À quand une institution autonome pour la gestion des catastrophes ?
Le cafouillage officiel observé après la catastrophe de l'avion éthiopien soulève d'emblée une question évidente : que ferait l'État libanais face à une catastrophe naturelle de l'ampleur d'un séisme majeur par exemple, une possibilité à ne surtout pas écarter dans le cas du Liban ? Le député Mohammad Kabbani, président de la commission parlementaire des Travaux publics et des Transports, fait partie des responsables qui revendiquent la création d'un Conseil de gestion des catastrophes, et nous confie ses impressions là-dessus.
« Ce n'est pas seulement depuis la catastrophe aérienne que nous parlons de la création d'une telle institution, dit-il. Cela fait depuis 2001 que la question est sur le tapis. Mais en ce temps-là, dès que nous lancions le débat, on nous rétorquait qu'il existe au Liban un Haut Conseil des secours (HCS). Or, nous faisions remarquer que le mandat du HCS est d'indemniser les victimes et leurs familles, alors que nous avons besoin d'une institution qui gère les catastrophes, ce qui est différent. Aujourd'hui, cette idée a fait du chemin. »
M. Kabbani fait remarquer que le ministre assassiné Pierre Gemayel avait présenté au Parlement un projet de loi sur la création d'un comité d'urgence, qui serait un bon début. « Une telle institution aurait un mandat pour un travail continuel et à plein-temps, explique le député. Son action ne se limite pas à la catastrophe elle-même, mais à la préparation avant et à la récupération après l'événement. La préparation consistera à collecter des données, mener les études nécessaires, s'assurer que toutes les administrations peuvent faire face à des conditions extrêmes. Comme le principal danger auquel nous faisons face est celui des séismes, il faudra s'assurer que les bâtiments qui peuvent regrouper un grand nombre de personnes sont bâtis selon des normes parasismiques ou fortifiés : écoles, hôpitaux, universités, lieux de culte, administrations publiques, théâtres... Nous ne pouvons empêcher les catastrophes, mais nous pouvons en limiter les dégâts. »

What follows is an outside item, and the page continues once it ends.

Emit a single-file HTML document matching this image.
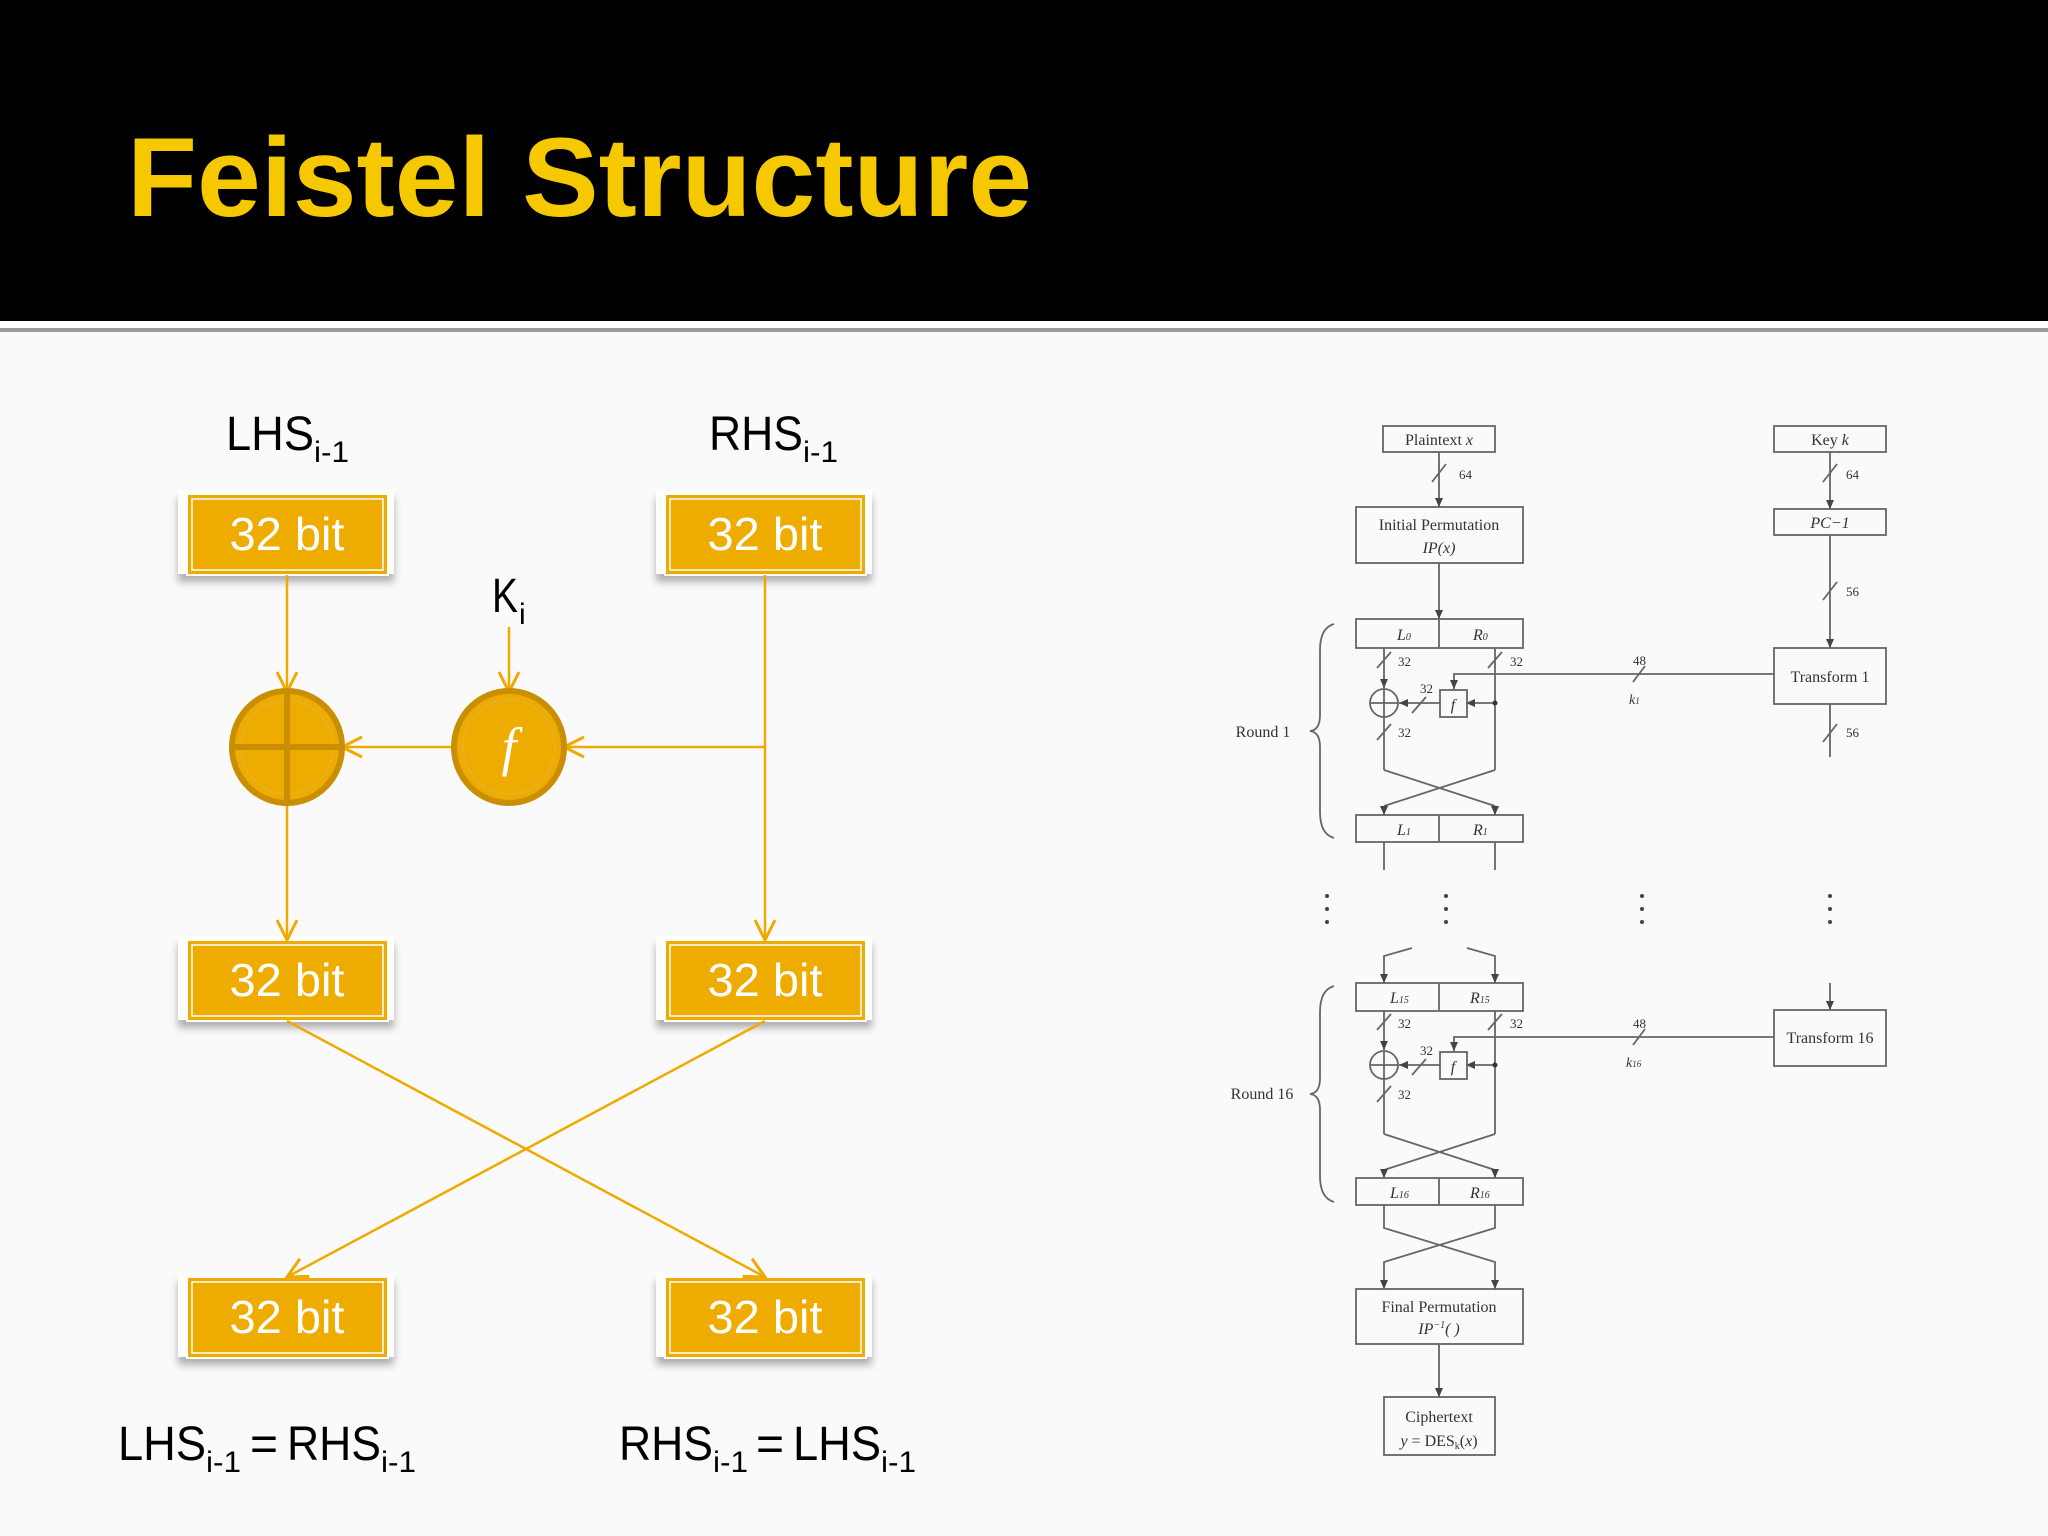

Quelles seraient les prérogatives d'une telle institution ? « La récente catastrophe aérienne a montré qu'il y a plus d'une seule autorité concernée dans ces cas-là, souligne-t-il. Or qui est le leader en la matière ? Il faudrait une partie au centre qui gère tout, un noyau composé au maximum d'une dizaine de personnes, présidé par un secrétaire général. Celui-ci devrait avoir les compétences et l'expérience nécessaires. On pourrait le choisir parmi les experts d'origine libanaise ayant occupé un poste dans une organisation internationale par exemple. Il doit être au courant de tout ce qui concerne la gestion des catastrophes. Sous ce secrétaire général, il y aurait trois ou quatre experts dans les principaux sujets qui menacent le pays : séismes, incendies, inondations... Cet organisme devrait être rattaché directement à la présidence du Conseil des ministres, afin de pouvoir traiter avec tous les ministères. »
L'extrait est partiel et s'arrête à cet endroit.